The squared hinge loss is a loss function used for “maximum margin” binary classification problems. Mathematically it is defined as:

$L(y, \hat{y}) = \sum_{i=0}^{N}\Big(max(0, 1 - y_i \cdotp {\hat{y}}_i)^2\Big)$

where ŷ the predicted value and y is either 1 or -1. Thus, the squared hinge loss is:

 0 * when the true and predicted labels are the same and * when ŷ≥ 1 (which is an indication that the classifier is sure that it’s the correct label) quadratically increasing with the error * when the true and predicted labels are not the same or * when ŷ< 1, even when the true and predicted labels are the same (which is an indication that the classifier is not sure that it’s the correct label)
 Note ŷ should be the actual numerical output of the classifier and not the predicted label.

The hinge loss guarantees that, during training, the classifier will find the classification boundary which is the furthest apart from each of the different classes of data points as possible.
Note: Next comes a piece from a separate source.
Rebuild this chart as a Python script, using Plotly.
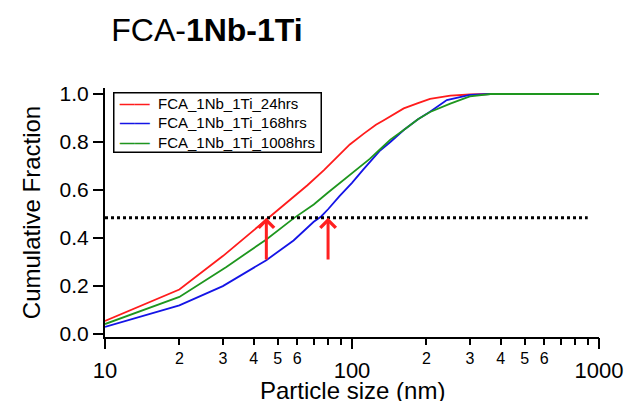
import math
import plotly.graph_objects as go

# ---- data ----
series_names = ["FCA_1Nb_1Ti_24hrs", "FCA_1Nb_1Ti_168hrs", "FCA_1Nb_1Ti_1008hrs"]
series_colors = ["#ff1c1c", "#1414e6", "#1e961e"]

red_x = [10, 20, 30, 45, 56, 66, 77, 88, 98, 112, 125, 134, 150, 162, 185, 207, 250, 300, 364, 500, 1000]
red_y = [0.055, 0.186, 0.325, 0.475, 0.558, 0.62, 0.683, 0.74, 0.79, 0.836, 0.872, 0.89, 0.92, 0.94, 0.962, 0.98, 0.993, 0.998, 1.0, 1.0, 1.0]

blue_x = [10, 20, 30, 45, 58, 70, 75, 80, 89, 100, 111, 122, 130, 143, 162, 185, 207, 242, 300, 364, 500, 1000]
blue_y = [0.03, 0.12, 0.20, 0.308, 0.39, 0.468, 0.49, 0.52, 0.575, 0.63, 0.685, 0.735, 0.765, 0.80, 0.85, 0.895, 0.926, 0.975, 0.996, 1.0, 1.0, 1.0]

green_x = [10, 20, 31, 45, 58, 70, 80, 93, 105, 118, 130, 143, 162, 185, 207, 230, 250, 300, 364, 500, 1000]
green_y = [0.042, 0.155, 0.28, 0.394, 0.482, 0.54, 0.59, 0.645, 0.69, 0.73, 0.77, 0.81, 0.85, 0.895, 0.925, 0.945, 0.96, 0.99, 1.0, 1.0, 1.0]

ref_level = 0.485
ref_x = [10, 900]
arrow_x = [45, 80]
arrow_tail_y = 0.305

minor_vals = [20, 30, 40, 50, 60, 70, 80, 90, 200, 300, 400, 500, 600, 700, 800, 900]
minor_text = ["2", "3", "4", "5", "6", "", "", "", "2", "3", "4", "5", "6", "", "", ""]
major_vals = [10, 100, 1000]
major_text = ["10", "100", "1000"]
y_vals = [0.0, 0.2, 0.4, 0.6, 0.8, 1.0]
y_text = ["0.0", "0.2", "0.4", "0.6", "0.8", "1.0"]

FONT = "Liberation Sans, Arial, sans-serif"

fig = go.Figure()
for name, color, xs, ys in zip(series_names, series_colors,
                               [red_x, blue_x, green_x], [red_y, blue_y, green_y]):
    fig.add_trace(go.Scatter(x=xs, y=ys, mode="lines", name=name, showlegend=False,
                             line=dict(color=color, width=1.8)))

fig.add_trace(go.Scatter(x=ref_x, y=[ref_level] * len(ref_x), mode="lines",
                         xaxis="x2", yaxis="y", showlegend=False,
                         line=dict(color="black", width=3, dash="dot")))

for ax in arrow_x:
    fig.add_annotation(x=math.log10(ax), y=ref_level, ax=math.log10(ax), ay=arrow_tail_y,
                       xref="x", yref="y", axref="x", ayref="y", text="",
                       showarrow=True, arrowhead=4, arrowwidth=3, arrowsize=1,
                       arrowcolor="#ff2020")

# legend box (compact, as in the reference)
legend_rows = [
    f'&nbsp;<span style="color:{c}"><b>\u2014\u2014</b></span>&nbsp;&nbsp;{n}&nbsp;'
    for n, c in zip(series_names, series_colors)
]
fig.add_annotation(x=0.016, y=0.985, xref="paper", yref="paper",
                   xanchor="left", yanchor="top", showarrow=False, align="left",
                   text="<br>".join(legend_rows), font=dict(size=15, color="black"),
                   bordercolor="black", borderwidth=1.5, borderpad=1, bgcolor="white")

# x-axis title, placed low as in the reference
fig.add_annotation(x=0.5, y=-0.215, xref="paper", yref="paper",
                   xanchor="center", yanchor="middle", showarrow=False,
                   text="Particle size (nm)", font=dict(size=24, color="black"))

fig.update_layout(
    width=631, height=401,
    margin=dict(l=105, r=32, t=88, b=64, autoexpand=False),
    paper_bgcolor="white", plot_bgcolor="white",
    font=dict(family=FONT, color="black"),
    showlegend=False,
    title=dict(text="FCA-<b>1Nb-1Ti</b>",
               font=dict(family=FONT, size=32, color="black"),
               x=0.328, xref="container", xanchor="center",
               y=0.925, yref="container", yanchor="middle"),
    xaxis=dict(type="log", range=[1, 3], tickmode="array", tickvals=minor_vals,
               ticktext=minor_text, ticks="outside", ticklen=6, tickwidth=1.5,
               tickcolor="black", showline=True, linewidth=2, linecolor="black",
               showgrid=False, zeroline=False, tickfont=dict(size=16), automargin=False),
    xaxis2=dict(type="log", range=[1, 3], overlaying="x", anchor="y", side="bottom",
                tickmode="array", tickvals=major_vals, ticktext=major_text,
                ticks="outside", ticklen=11, tickwidth=1.5, tickcolor="black",
                showline=False, showgrid=False, zeroline=False, automargin=False,
                tickfont=dict(size=22), ticklabelstandoff=3),
    yaxis=dict(range=[-0.012, 1.025], tickmode="array", tickvals=y_vals, ticktext=y_text,
               ticks="outside", ticklen=10, tickwidth=1.5, tickcolor="black",
               showline=True, linewidth=2, linecolor="black", showgrid=False,
               zeroline=False, tickfont=dict(size=21), automargin=False,
               title=dict(text="Cumulative Fraction", font=dict(size=24), standoff=12)),
)

fig.write_html("out.html")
In other words, it finds the classification boundary that guarantees the maximum margin between the data points of the different classes.

## When to use Square hinge

Use the Squared Hinge loss function on problems involving yes/no (binary) decisions and when you’re not interested in knowing how certain the classifier is about the classification (i.e., when you don’t care about the classification probabilities). Use in combination with the tanh() activation function in the last layer.

Example: You want to classify email into ‘spam’ and ‘not spam’ and you’re only interested in the classification accuracy.